**Written exercise**
From the first line of the listing below to the line with "cols = list(range(len(inter_sizes)))", print each line exactly, and nothing more. Leave out the pictures.

******************************

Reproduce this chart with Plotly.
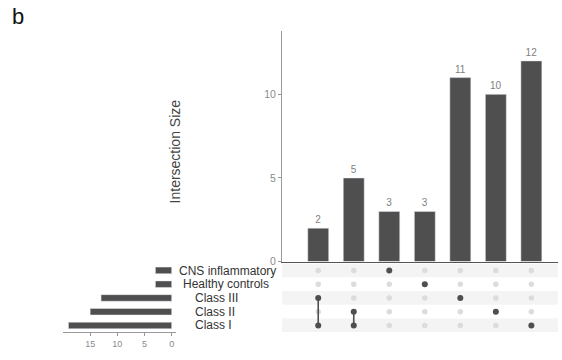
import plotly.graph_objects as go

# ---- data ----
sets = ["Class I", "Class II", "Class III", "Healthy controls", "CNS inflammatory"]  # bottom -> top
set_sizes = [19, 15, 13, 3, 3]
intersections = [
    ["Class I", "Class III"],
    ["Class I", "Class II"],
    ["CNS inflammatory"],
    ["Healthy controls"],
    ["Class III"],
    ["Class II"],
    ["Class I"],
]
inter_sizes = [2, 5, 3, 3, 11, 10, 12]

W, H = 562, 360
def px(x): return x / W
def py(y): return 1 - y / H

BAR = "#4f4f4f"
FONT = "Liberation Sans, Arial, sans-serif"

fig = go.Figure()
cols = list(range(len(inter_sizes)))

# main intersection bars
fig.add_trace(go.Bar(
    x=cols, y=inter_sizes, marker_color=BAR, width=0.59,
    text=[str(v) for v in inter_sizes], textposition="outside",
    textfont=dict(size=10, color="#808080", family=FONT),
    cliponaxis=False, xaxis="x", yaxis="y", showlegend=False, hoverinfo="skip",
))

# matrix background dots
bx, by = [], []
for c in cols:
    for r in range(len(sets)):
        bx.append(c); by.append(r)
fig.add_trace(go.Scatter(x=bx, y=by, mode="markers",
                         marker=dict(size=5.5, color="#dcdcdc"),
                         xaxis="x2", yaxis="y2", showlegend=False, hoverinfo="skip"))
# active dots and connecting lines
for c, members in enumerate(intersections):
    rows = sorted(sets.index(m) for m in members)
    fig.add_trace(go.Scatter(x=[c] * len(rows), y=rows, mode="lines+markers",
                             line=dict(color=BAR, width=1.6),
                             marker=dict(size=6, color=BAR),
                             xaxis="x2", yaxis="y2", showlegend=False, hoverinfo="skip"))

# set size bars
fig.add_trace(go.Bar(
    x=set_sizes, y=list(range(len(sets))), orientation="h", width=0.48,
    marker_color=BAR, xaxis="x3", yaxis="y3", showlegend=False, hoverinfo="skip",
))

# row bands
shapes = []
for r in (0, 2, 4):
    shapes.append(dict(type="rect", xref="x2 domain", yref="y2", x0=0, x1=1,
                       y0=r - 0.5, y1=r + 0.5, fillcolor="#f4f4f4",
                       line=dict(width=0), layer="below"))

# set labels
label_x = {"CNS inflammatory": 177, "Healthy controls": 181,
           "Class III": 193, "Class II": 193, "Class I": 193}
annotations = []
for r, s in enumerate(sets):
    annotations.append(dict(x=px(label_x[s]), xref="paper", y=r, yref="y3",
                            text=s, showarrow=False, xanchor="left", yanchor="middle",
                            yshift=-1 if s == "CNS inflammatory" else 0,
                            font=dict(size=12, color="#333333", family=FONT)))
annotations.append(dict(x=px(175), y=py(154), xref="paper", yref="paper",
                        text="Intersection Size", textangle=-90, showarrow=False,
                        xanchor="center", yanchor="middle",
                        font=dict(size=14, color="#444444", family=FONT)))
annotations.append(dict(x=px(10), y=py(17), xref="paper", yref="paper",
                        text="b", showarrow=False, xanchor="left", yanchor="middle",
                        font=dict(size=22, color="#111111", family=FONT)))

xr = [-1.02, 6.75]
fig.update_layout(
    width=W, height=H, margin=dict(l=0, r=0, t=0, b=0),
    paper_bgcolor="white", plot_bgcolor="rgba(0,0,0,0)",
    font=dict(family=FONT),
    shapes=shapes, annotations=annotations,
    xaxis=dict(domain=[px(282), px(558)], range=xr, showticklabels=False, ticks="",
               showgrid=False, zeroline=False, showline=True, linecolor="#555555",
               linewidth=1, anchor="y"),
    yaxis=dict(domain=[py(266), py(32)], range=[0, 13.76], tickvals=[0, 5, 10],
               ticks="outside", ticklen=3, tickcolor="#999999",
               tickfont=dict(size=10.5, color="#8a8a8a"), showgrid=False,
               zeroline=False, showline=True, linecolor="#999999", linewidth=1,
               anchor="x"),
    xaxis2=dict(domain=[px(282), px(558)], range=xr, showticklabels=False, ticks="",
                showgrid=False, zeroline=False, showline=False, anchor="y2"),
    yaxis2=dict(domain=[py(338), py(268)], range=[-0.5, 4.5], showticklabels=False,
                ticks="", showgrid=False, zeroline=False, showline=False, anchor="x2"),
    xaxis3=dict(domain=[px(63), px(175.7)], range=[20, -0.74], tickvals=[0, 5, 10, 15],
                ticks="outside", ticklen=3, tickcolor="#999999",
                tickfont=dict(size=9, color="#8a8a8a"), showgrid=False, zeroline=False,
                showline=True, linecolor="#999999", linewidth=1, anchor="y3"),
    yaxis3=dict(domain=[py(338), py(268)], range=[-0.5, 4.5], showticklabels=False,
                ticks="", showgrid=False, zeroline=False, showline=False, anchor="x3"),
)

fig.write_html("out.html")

******************************

**Written solution**
Reproduce this chart with Plotly.
import plotly.graph_objects as go

# ---- data ----
sets = ["Class I", "Class II", "Class III", "Healthy controls", "CNS inflammatory"]  # bottom -> top
set_sizes = [19, 15, 13, 3, 3]
intersections = [
    ["Class I", "Class III"],
    ["Class I", "Class II"],
    ["CNS inflammatory"],
    ["Healthy controls"],
    ["Class III"],
    ["Class II"],
    ["Class I"],
]
inter_sizes = [2, 5, 3, 3, 11, 10, 12]

W, H = 562, 360
def px(x): return x / W
def py(y): return 1 - y / H

BAR = "#4f4f4f"
FONT = "Liberation Sans, Arial, sans-serif"

fig = go.Figure()
cols = list(range(len(inter_sizes)))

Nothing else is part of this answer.